Lesbian judicial nominee gets confirmation hearing Wednesday

Lesbian federal court nominee Alison Nathan will have her confirmation hearing Wednesday, June 8.

President Obama nominated Nathan March 31 to a seat on the U.S. District Court for Southern New York, which covers Manhattan.

In the questionnaire Nathan completed for the Senate Judiciary Committee, she noted that she, as an attorney at the Wilmer Cutler, Pickering Hale and Dorr law firm, she represented several “national civil rights organizations” in a challenge to a military law prohibiting private consensual sodomy. The challenge came after the U.S. Supreme Court had struck down state laws prohibiting private consensual sex between same-sex partners, in Lawrence v. Texas. Nathan said she developed the firm’s pro bono legal strategy, arguments, and the drafting of briefs. The Court of Appeals for the Armed Forces, she noted, adopted “significant components” of WilmerHale’s argument that the Lawrence ruling applied to the military. Nathan did not specify which groups her law firm represented, but court records indicate they included the ACLU, Lambda Legal Defense and Education Fund, and Servicemembers Legal Defense Network.

Nathan served as a White House counsel before taking a position as special counsel to New York State’s solicitor general. She also served as a law clerk to now retired U.S. Supreme Court Justice John Paul Stevens and is a former assistant professor of law at Fordham University.

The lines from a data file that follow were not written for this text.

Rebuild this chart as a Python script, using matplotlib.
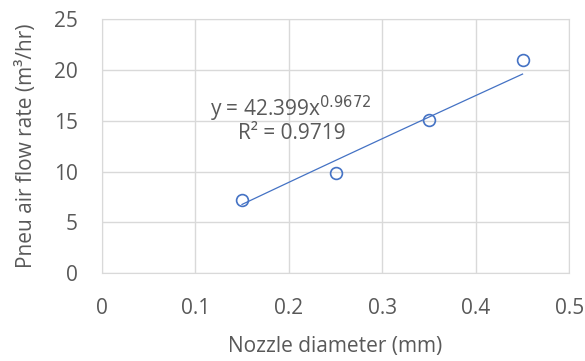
import numpy as np
import matplotlib
matplotlib.use('Agg')
from matplotlib import pyplot as plt

plt.rcParams['font.family'] = ['Open Sans', 'DejaVu Sans']

# measured points
nozzle_mm = [0.15, 0.25, 0.35, 0.45]
flow_m3hr = [7.2, 9.85, 15.1, 20.95]

# power trendline as reported on the chart
coef_a = 42.399
coef_b = 0.9672
r_squared = 0.9719

x_ticks = [0, 0.1, 0.2, 0.3, 0.4, 0.5]
y_ticks = [0, 5, 10, 15, 20, 25]

blue = '#4472C4'
grey = '#595959'
fs = 15

fig = plt.figure(figsize=(5.85, 3.61), dpi=100)
ax = fig.add_axes([101.7 / 585, 1 - 273.3 / 361, 467.6 / 585, 254.3 / 361])

xs = np.linspace(min(nozzle_mm), max(nozzle_mm), 50)
ax.plot(xs, coef_a * xs ** coef_b, color=blue, lw=0.9, zorder=2)
ax.plot(nozzle_mm, flow_m3hr, 'o', ms=8.5, mfc='none', mec=blue, mew=1.2, zorder=3)

ax.set_xlim(0, 0.5)
ax.set_ylim(0, 25)
ax.set_xticks(x_ticks)
ax.set_yticks(y_ticks)
ax.set_xticklabels([f'{t:g}' for t in x_ticks])
ax.grid(True, color='#d9d9d9', lw=1)
ax.set_axisbelow(True)
for s in ax.spines.values():
    s.set_color('#d9d9d9')
ax.tick_params(length=0, labelsize=fs, colors=grey)
ax.tick_params(axis='y', pad=17)
ax.tick_params(axis='x', pad=18)

ax.text(0.2024, 16.2, f'y = {coef_a}x$^{{{coef_b}}}$', ha='center', va='center',
        fontsize=fs, color=grey)
ax.text(0.2030, 13.7, f'R² = {r_squared}', ha='center', va='center',
        fontsize=fs, color=grey)

ax.set_xlabel('Nozzle diameter (mm)', fontsize=fs, color=grey, labelpad=12)
ax.set_ylabel('Pneu air flow rate (m³/hr)', fontsize=fs, color=grey, labelpad=12)

fig.savefig('out.png', dpi=100)
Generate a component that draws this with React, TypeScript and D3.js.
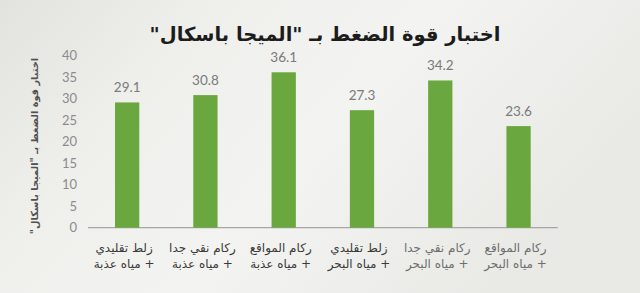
import React from "react";
import * as d3 from "d3";

const categoriesLine1 = ["زلط تقليدي", "ركام نقي جدا", "ركام المواقع", "زلط تقليدي", "ركام نقي جدا", "ركام المواقع"];
const categoriesLine2 = ["+ مياه عذبة", "+ مياه عذبة", "+ مياه عذبة", "+ مياه البحر", "+ مياه البحر", "+ مياه البحر"];
const values = [29.1, 30.8, 36.1, 27.3, 34.2, 23.6];
const yTicks = [0, 5, 10, 15, 20, 25, 30, 35, 40];
const titleText = 'اختبار قوة الضغط بـ "الميجا باسكال"';
const yTitleText = 'اختبار قوة الضغط بـ "الميجا باسكال"';

const W = 640;
const H = 293;
const AR = "'DejaVu Sans', sans-serif";
const NUM = "Lato, 'Open Sans', sans-serif";

export default function App() {
  const idx = values.map((_, i) => String(i));
  const x = d3.scaleBand<string>().domain(idx).range([88, 557.7]).paddingInner(0.69).paddingOuter(0.345);
  const y = d3.scaleLinear().domain([0, 40]).range([227.7, 55.5]);

  return (
    <svg width={W} height={H} style={{ position: "fixed", left: 0, top: 0 }}>
      <defs>
        <linearGradient id="bg" x1="0" y1="0" x2="1" y2="0.4">
          <stop offset="0" stopColor="#e2e2de" />
          <stop offset="0.3" stopColor="#efefec" />
          <stop offset="0.6" stopColor="#f3f3f1" />
          <stop offset="1" stopColor="#e9e9e6" />
        </linearGradient>
      </defs>
      <rect x={0} y={0} width={W} height={H} fill="url(#bg)" />

      <text
        x={325}
        y={41}
        textAnchor="middle"
        style={{ direction: "rtl" }}
        fontFamily={AR}
        fontWeight="bold"
        fontSize={19.5}
        fill="#1c1c1c"
      >
        {titleText}
      </text>

      <text
        transform={`translate(38,${(60 + 232) / 2}) rotate(-90)`}
        textAnchor="middle"
        style={{ direction: "rtl" }}
        fontFamily={AR}
        fontWeight="bold"
        fontSize={9.8}
        fill="#505050"
      >
        {yTitleText}
      </text>

      {yTicks.map((t) => (
        <text key={t} x={77} y={y(t)} dy="0.35em" textAnchor="end" fontFamily={NUM} fontSize={13} fill="#8c8c8c">
          {t}
        </text>
      ))}

      <line x1={88} x2={557.7} y1={y(0)} y2={y(0)} stroke="#a6a6a6" strokeWidth={1.2} />

      {values.map((v, i) => (
        <g key={i}>
          <rect
            x={x(String(i))!}
            y={y(v)}
            width={x.bandwidth()}
            height={y(0) - y(v)}
            fill="#6aa73f"
          />
          <text
            x={x(String(i))! + x.bandwidth() / 2}
            y={y(v) - 10}
            textAnchor="middle"
            fontFamily={NUM}
            fontSize={13.5}
            fill="#7a7a7a"
          >
            {v.toFixed(1)}
          </text>
          <text
            x={x(String(i))! + x.bandwidth() / 2 - 3}
            y={252}
            textAnchor="middle"
            style={{ direction: "rtl" }}
            fontFamily={AR}
            fontSize={12}
            fill={i >= 4 ? "#6e6e6e" : "#3a3a3a"}
          >
            {categoriesLine1[i]}
          </text>
          <text
            x={x(String(i))! + x.bandwidth() / 2 - 3}
            y={268}
            textAnchor="middle"
            style={{ direction: "rtl" }}
            fontFamily={AR}
            fontSize={12}
            fill={i >= 4 ? "#6e6e6e" : "#3a3a3a"}
          >
            {categoriesLine2[i]}
          </text>
        </g>
      ))}
    </svg>
  );
}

The Senate Judiciary Committee in April recommended the confirmation of openly gay nominee Paul Oetken. Like Nathan, Oetken has been nominated to the U.S. District Court for Manhattan. Meanwhile, the nomination of openly gay nominee Edward DuMont to serve on the U.S. Circuit Court of Appeals for the Federal Circuit continues to see no action. President Obama nominated DuMont for the position in April 2010 but the Senate Judiciary Committee has not scheduled him for a hearing. Liberal 9th Circuit nominee Goodwin Liu, who was originally nominated in February 2010, recently withdrew his nomination after the Senate failed to break a Republican filibuster against the nomination.

Nathan’s hearing Wednesday begins at 2:30 EDT.